I for one didn't bother entering my date of birth upon registration. Seing as I was born on February 29, I wasn't expecting to show up on that list very often ;) .

[Griselda]

We need to have a "Spend time with your SO day" on June 25. Then, we just have to wait a couple of decades, and things should even out! ;) If not, we could just arrange for a mass power outage on that day.

-Griselda

Edit- Mathematically speaking, I bet there are fairly significant fluctuations in the birth rate throughout the year.

[--Pete]

Hi,

Yep, that would work -- if the events following the eruption of Mount St. Helens is any indicator :)

Mathematically speaking, I bet there are fairly significant fluctuations in the birth rate throughout the year.

I couldn't find anything on this when I tried a search. Possibly someone with better Google Fu (where did all these "Fu" come from?) could get an answer. All I can think of, in the long run, is the seasonal differences. Otherwise, I'd guess that the fluctuations follow the usual square root of the sample size rule.

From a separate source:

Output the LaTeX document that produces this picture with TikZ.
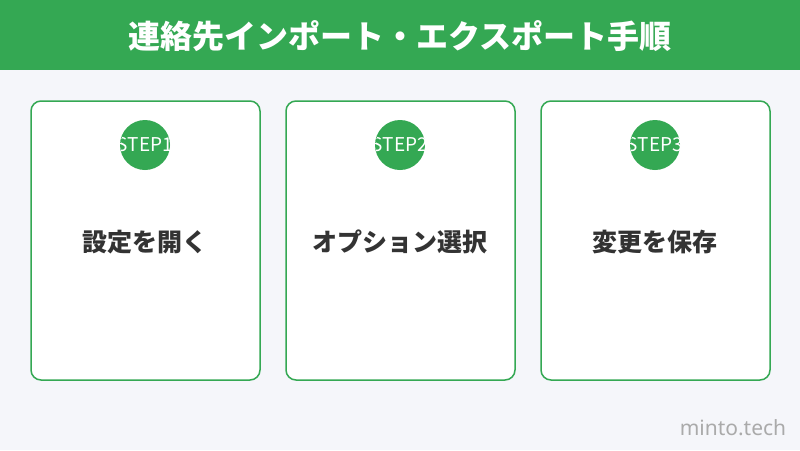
\documentclass[tikz,border=0pt]{standalone}
\usepackage{fontspec}
\setmainfont{Noto Sans CJK JP}
\newfontfamily\latinfont{Noto Sans}

\definecolor{mgreen}{HTML}{34A853}
\definecolor{bggray}{HTML}{F5F6FA}
\definecolor{txtdark}{HTML}{333333}
\definecolor{markgray}{HTML}{AAAAAA}

\begin{document}
\begin{tikzpicture}[x=1pt, y=-1pt,
    title/.style={text=white, font=\fontsize{32}{37}\selectfont\bfseries},
    card/.style={draw=mgreen, line width=1.5pt, fill=white, rounded corners=10pt,
      minimum width=229pt, minimum height=279pt, inner sep=0pt},
    badge/.style={circle, fill=mgreen, minimum size=50pt, inner sep=0pt},
    steptext/.style={text=white, font=\fontsize{19}{22}\selectfont},
    cardtext/.style={text=txtdark, font=\fontsize{25}{29}\selectfont\bfseries},
    site/.style={text=markgray, font=\latinfont\fontsize{21}{24}\selectfont}]
  \useasboundingbox (0,0) rectangle (800,450);
  \fill[bggray] (0,0) rectangle (800,450);
  \fill[mgreen] (0,0) rectangle (800,70);
  \node[title] (ttl) at (400,36) {連絡先インポート・エクスポート手順};

  \node[card] (card1) at (145.5,240.5) {};
  \node[card] (card2) at (400.5,240.5) {};
  \node[card] (card3) at (655.5,240.5) {};

  \node[badge] (bdg1) at (145,145) {};
  \node[badge] (bdg2) at (400,145) {};
  \node[badge] (bdg3) at (655,145) {};
  \begin{scope}
    \clip (bdg1) circle (25pt);
    \node[steptext] (stp1) at (bdg1) {STEP1};
  \end{scope}
  \begin{scope}
    \clip (bdg2) circle (25pt);
    \node[steptext] (stp2) at (bdg2) {STEP2};
  \end{scope}
  \begin{scope}
    \clip (bdg3) circle (25pt);
    \node[steptext] (stp3) at (bdg3) {STEP3};
  \end{scope}

  \node[cardtext] (lab1) at (145,242) {設定を開く};
  \node[cardtext] (lab2) at (400,242) {オプション選択};
  \node[cardtext] (lab3) at (655,242) {変更を保存};

  \node[site] (mark) at (733,428) {minto.tech};
\end{tikzpicture}
\end{document}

Aside: Overheard on the World Poker Tour, "Of course I believe in luck. Otherwise how can you explain it when the other guy wins?" ;)

--Pete

[Lady Vashj]

My birthday isn't here yet.

[Cryptic]

Also fouling the math is the human element - my mom was a maternity nurse for 30 years, and sure as clockwork, they had more babies in July and August, every year; and for all but 3 of those years, the record months were in either July or August.

I'll leave it to the reader to deduce what's going on the winter previous, and to wonder why.
:lol:

[LochnarITB]

Also fouling the math is the human element - my mom was a maternity nurse for 30 years, and sure as clockwork, they had more babies in July and August, every year; and for all but 3 of those years, the record months were in either July or August.

I'll leave it to the reader to deduce what's going on the winter previous, and to wonder why.
:lol:

Well, that puts us back to late fall. Maybe, like the squirrels at that time of year, the women are just gathering nuts. I leave the reader to their own definition of nuts. :lol:

[degrak]

I for one didn't bother entering my date of birth upon registration.  Seing as I was born on February 29, I wasn't expecting to show up on that list very often ;) .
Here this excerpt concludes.